Recommendation (1). What Should Be Tested
In the upcoming guidance, DoW, ODNI, NIST, and CAISI should:
Operationalize the principle of AI model reliability through scheming evaluations. This should include at minimum behavioral red-teaming to detect whether an AI model attempts to:
Disable its oversight mechanism (oversight subversion).
Exfiltrate what it believes are its weights (self-exfiltration).
Strategically underperform, including by intentionally answering questions incorrectly (sandbagging).
Actively undermine a task or system (sabotage).
Covertly report information without informing the user (covert whistleblowing).
Game a reward or evaluation metric (reward hacking).
Covertly access a restricted tool (covert privilege escalation).
Deliberately misrepresent facts, including its actions and capabilities (intentional lying).
Operationalize the principle of AI model governability through control evaluations, in addition to scheming evaluations (for instance, self-exfiltration). This allows evaluators to assess whether, if scheming were not detected, unintended consequences could be mitigated and the AI model could be disengaged, if necessary.

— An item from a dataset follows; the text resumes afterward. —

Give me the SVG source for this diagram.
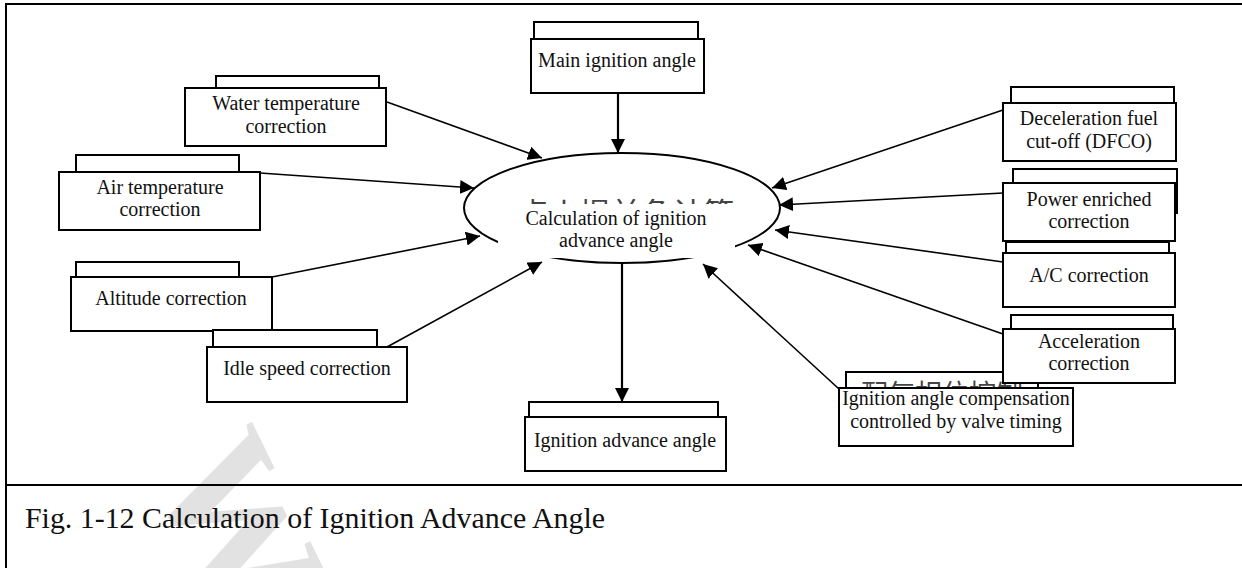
<svg xmlns="http://www.w3.org/2000/svg" width="1242" height="568" viewBox="0 0 1242 568">
  <style>
    .frame { fill: none; stroke: #000; stroke-width: 2; }
    .box { fill: #fff; stroke: #000; stroke-width: 2; }
    .lbl { font-family: "Liberation Serif", "Times New Roman", serif; font-size: 20px; fill: #111; text-anchor: middle; }
    .cjk { font-family: "Noto Sans CJK SC", "Liberation Serif", sans-serif; font-size: 28px; fill: #444; text-anchor: middle; }
    .link { fill: none; stroke: #000; stroke-width: 1.6; marker-end: url(#head); }
    .trunk { fill: none; stroke: #000; stroke-width: 2.2; marker-end: url(#head); }
    .caption { font-family: "Liberation Serif", "Times New Roman", serif; font-size: 29px; fill: #111; }
    .mark { font-family: "Liberation Serif", serif; font-weight: bold; font-size: 175px; fill: #e2e2e2; }
  </style>
  <defs>
    <marker id="head" markerUnits="userSpaceOnUse" markerWidth="15" markerHeight="14" refX="14" refY="7" orient="auto">
      <path d="M0,0 L14,7 L0,14 Z" fill="#000"/>
    </marker>
  </defs>

  <rect width="1242" height="568" fill="#fff"/>

  <!-- background watermark -->
  <text class="mark" x="0" y="0" transform="translate(148,470) rotate(64)">W</text>

  <!-- page frame and caption rule -->
  <g id="frame">
    <polyline class="frame" points="1244,4 6,4 6,570"/>
    <line class="frame" x1="6" y1="485" x2="1244" y2="485"/>
  </g>

  <g id="caption">
    <text class="caption" x="25" y="528" textLength="580" lengthAdjust="spacingAndGlyphs">Fig. 1-12 Calculation of Ignition Advance Angle</text>
  </g>

  <!-- connectors -->
  <g id="connectors">
    <line class="trunk" x1="618" y1="93" x2="618" y2="153"/>
    <line class="trunk" x1="622" y1="262" x2="622" y2="402"/>
    <line class="link" x1="387" y1="102" x2="542" y2="158"/>
    <line class="link" x1="260" y1="173" x2="474" y2="188"/>
    <line class="link" x1="272" y1="277" x2="480" y2="236"/>
    <line class="link" x1="387" y1="347" x2="542" y2="262"/>
    <line class="link" x1="1003" y1="110" x2="772" y2="188"/>
    <line class="link" x1="1003" y1="193" x2="779" y2="205"/>
    <line class="link" x1="1003" y1="262" x2="775" y2="230"/>
    <line class="link" x1="1003" y1="334" x2="748" y2="245"/>
    <line class="link" x1="839" y1="389" x2="703" y2="264"/>
  </g>

  <!-- central calculation node -->
  <g id="calc">
    <ellipse class="box" cx="622" cy="208" rx="158" ry="55"/>
    <text class="cjk" x="626" y="225" style="font-size:31px">点火提前角计算</text>
    <rect x="498" y="204" width="237" height="54" fill="#fff"/>
    <text class="lbl" x="616" y="225">Calculation of ignition</text>
    <text class="lbl" x="616" y="247">advance angle</text>
  </g>

  <g id="main-angle">
    <rect class="box" x="534" y="22" width="164" height="24"/>
    <rect class="box" x="531" y="39" width="173" height="54"/>
    <text class="lbl" x="617" y="67">Main ignition angle</text>
  </g>

  <g id="water-temp">
    <rect class="box" x="216" y="76" width="163" height="20"/>
    <rect class="box" x="185" y="88" width="201" height="58"/>
    <text class="lbl" x="286" y="110">Water temperature</text>
    <text class="lbl" x="286" y="133">correction</text>
  </g>

  <g id="air-temp">
    <rect class="box" x="76" y="155" width="163" height="24"/>
    <rect class="box" x="59" y="172" width="201" height="58"/>
    <text class="lbl" x="160" y="194">Air temperature</text>
    <text class="lbl" x="160" y="216">correction</text>
  </g>

  <g id="altitude">
    <rect class="box" x="76" y="262" width="163" height="24"/>
    <rect class="box" x="71" y="277" width="201" height="54"/>
    <text class="lbl" x="171" y="305">Altitude correction</text>
  </g>

  <g id="idle-speed">
    <rect class="box" x="213" y="330" width="164" height="24"/>
    <rect class="box" x="207" y="347" width="200" height="55"/>
    <text class="lbl" x="307" y="375">Idle speed correction</text>
  </g>

  <g id="advance-angle">
    <rect class="box" x="529" y="402" width="189" height="24"/>
    <rect class="box" x="525" y="417" width="201" height="54"/>
    <text class="lbl" x="625" y="447">Ignition advance angle</text>
  </g>

  <g id="dfco">
    <rect class="box" x="1011" y="87" width="163" height="24"/>
    <rect class="box" x="1003" y="103" width="173" height="58"/>
    <text class="lbl" x="1089" y="125">Deceleration fuel</text>
    <text class="lbl" x="1089" y="148">cut-off (DFCO)</text>
  </g>

  <g id="power-enriched">
    <rect class="box" x="1013" y="169" width="164" height="44"/>
    <rect class="box" x="1003" y="183" width="172" height="58"/>
    <text class="lbl" x="1089" y="206">Power enriched</text>
    <text class="lbl" x="1089" y="228">correction</text>
  </g>

  <g id="ac">
    <rect class="box" x="1006" y="242" width="163" height="20"/>
    <rect class="box" x="1003" y="253" width="172" height="54"/>
    <text class="lbl" x="1089" y="282">A/C correction</text>
  </g>

  <!-- valve timing compensation: back tab sits under the acceleration box -->
  <g id="valve-timing-tab">
    <rect class="box" x="846" y="372" width="192" height="30"/>
    <text class="cjk" x="942" y="404" style="font-size:27px">配气相位控制</text>
  </g>

  <g id="acceleration">
    <rect class="box" x="1011" y="315" width="162" height="24"/>
    <rect class="box" x="1003" y="329" width="172" height="54"/>
    <text class="lbl" x="1089" y="348">Acceleration</text>
    <text class="lbl" x="1089" y="370">correction</text>
  </g>

  <g id="valve-timing">
    <rect class="box" x="839" y="388" width="234" height="58"/>
    <text class="lbl" x="956" y="405">Ignition angle compensation</text>
    <text class="lbl" x="956" y="428">controlled by valve timing</text>
  </g>
</svg>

Recommendation (2). When It Should Be Tested
In the upcoming guidance, DoW, ODNI, NIST, and CAISI should:
Leverage developmental testing and evaluation (T&E) to perform the recommended suite of scheming evaluations and control evaluations in controlled environments in a safe and effective manner.
Leverage operational T&E to repeat scheming evaluations and control evaluations in operationally realistic environments, and clarify that operational T&E should be an iterative and incremental process that starts with low-stakes settings (i.e., limited affordances and permissions, and low expected impact in the real world) and unclassified information, and gradually transitions to higher-stakes settings. Meanwhile, behaviors of concern detected during operational T&E should revert to developmental T&E for further inspection.

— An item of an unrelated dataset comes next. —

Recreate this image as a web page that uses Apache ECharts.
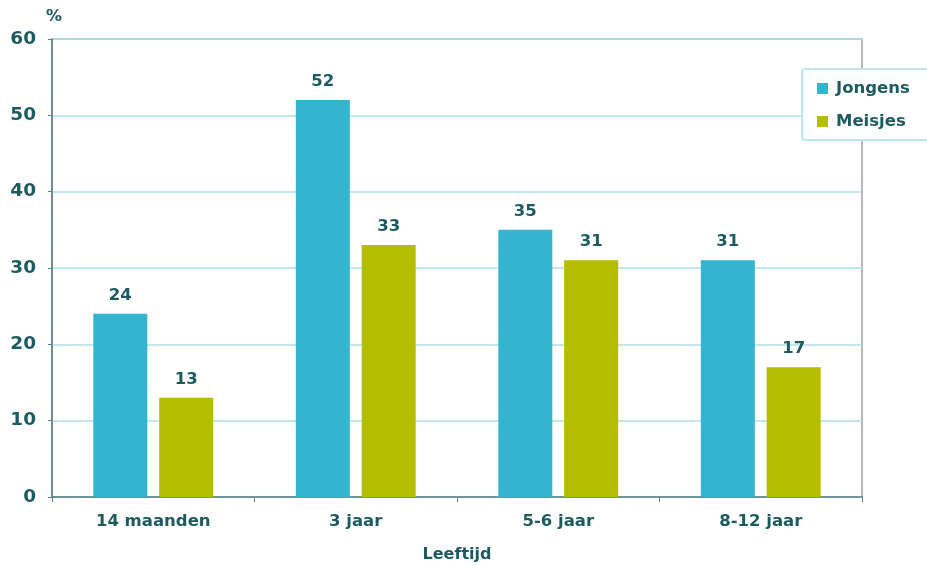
<!DOCTYPE html>
<html><head><meta charset="utf-8">
<script src="https://cdn.jsdelivr.net/npm/echarts@6/dist/echarts.min.js"></script>
<style>html,body{margin:0;padding:0;background:#fff}#c{width:927px;height:565px}</style>
</head><body><div id="c"></div>
<script>
const categories = ['14 maanden', '3 jaar', '5-6 jaar', '8-12 jaar'];
const jongens = [24, 52, 35, 31];
const meisjes = [13, 33, 31, 17];
const yTicks = [0, 10, 20, 30, 40, 50, 60];

const txt = '#1b5a60';
const font = 'DejaVu Sans';
const chart = echarts.init(document.getElementById('c'));
chart.setOption({
  animation: false,
  textStyle: {fontFamily: font},
  grid: {left: 52, right: 65, top: 39, bottom: 68, show: true, borderColor: '#a0a0a0', borderWidth: 1.5,
         containLabel: false, outerBoundsMode: 'none'},
  legend: {
    orient: 'vertical', left: 802, top: 69, itemWidth: 11, itemHeight: 11, itemGap: 16,
    icon: 'rect',
    padding: [11, 20, 10, 15], borderColor: '#bfe6ee', borderWidth: 2, borderRadius: 3,
    backgroundColor: '#fff',
    textStyle: {color: txt, fontWeight: 'bold', fontSize: 16.5, fontFamily: font, padding: [0, 0, 0, 3]},
    data: ['Jongens', 'Meisjes']
  },
  xAxis: {
    type: 'category', data: categories,
    name: 'Leeftijd', nameLocation: 'middle', nameGap: 50,
    nameTextStyle: {color: txt, fontWeight: 'bold', fontSize: 16},
    axisLine: {lineStyle: {color: '#5a7f85', width: 1.5}},
    axisTick: {show: true, length: 5, lineStyle: {color: '#5a7f85'}},
    axisLabel: {color: txt, fontWeight: 'bold', fontSize: 16.5, margin: 16}
  },
  yAxis: {
    type: 'value', min: 0, max: 60, interval: 10,
    name: '%', nameLocation: 'end', nameGap: 14,
    nameTextStyle: {color: txt, fontWeight: 'bold', fontSize: 16, align: 'center', padding: [0, 0, 0, 4]},
    axisLine: {show: true, lineStyle: {color: '#5a7f85', width: 1.5}},
    axisTick: {show: true, length: 4, lineStyle: {color: '#5a7f85'}},
    splitLine: {lineStyle: {color: '#aee0ea', width: 1.5}},
    axisLabel: {color: txt, fontWeight: 'bold', fontSize: 18.5, margin: 16,
      formatter: v => yTicks.includes(v) ? String(v) : ''}
  },
  series: [
    {name: 'Jongens', type: 'bar', data: jongens, barWidth: 54, barGap: '22%',
     itemStyle: {color: '#33b5cf'},
     label: {show: true, position: 'top', distance: 10, color: txt, fontWeight: 'bold', fontSize: 16.5}},
    {name: 'Meisjes', type: 'bar', data: meisjes, barWidth: 54,
     itemStyle: {color: '#b5bd00'},
     label: {show: true, position: 'top', distance: 10, color: txt, fontWeight: 'bold', fontSize: 16.5}}
  ]
});
</script></body></html>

Recommendation (3). How It Can Help Make Informed Decisions
In the upcoming guidance, DoW, ODNI, NIST, and CAISI should:
Clarify that agencies should pre-define expectations on the results of the scheming and control evaluations, and establish a minimum viable procedure for running these evaluations. For this purpose, agencies could rely on the Testing and Evaluation Master Plan (TEMP).
Clarify that agencies should then compare the evaluation results obtained during the developmental T&E and operational T&E against these expectations to determine whether an AI model is sufficiently reliable and governable, or not.
Recommendation (4). Pending the New Guidance
In the interim period until new guidance is implemented, DoW and the Department of Homeland Security (DHS) should:
Leverage their OT authority strategically, and embed expectations on evaluation best practices as well as scheming and control evaluations within prototype OT agreements’ success metrics, in the form of acceptable failure rates.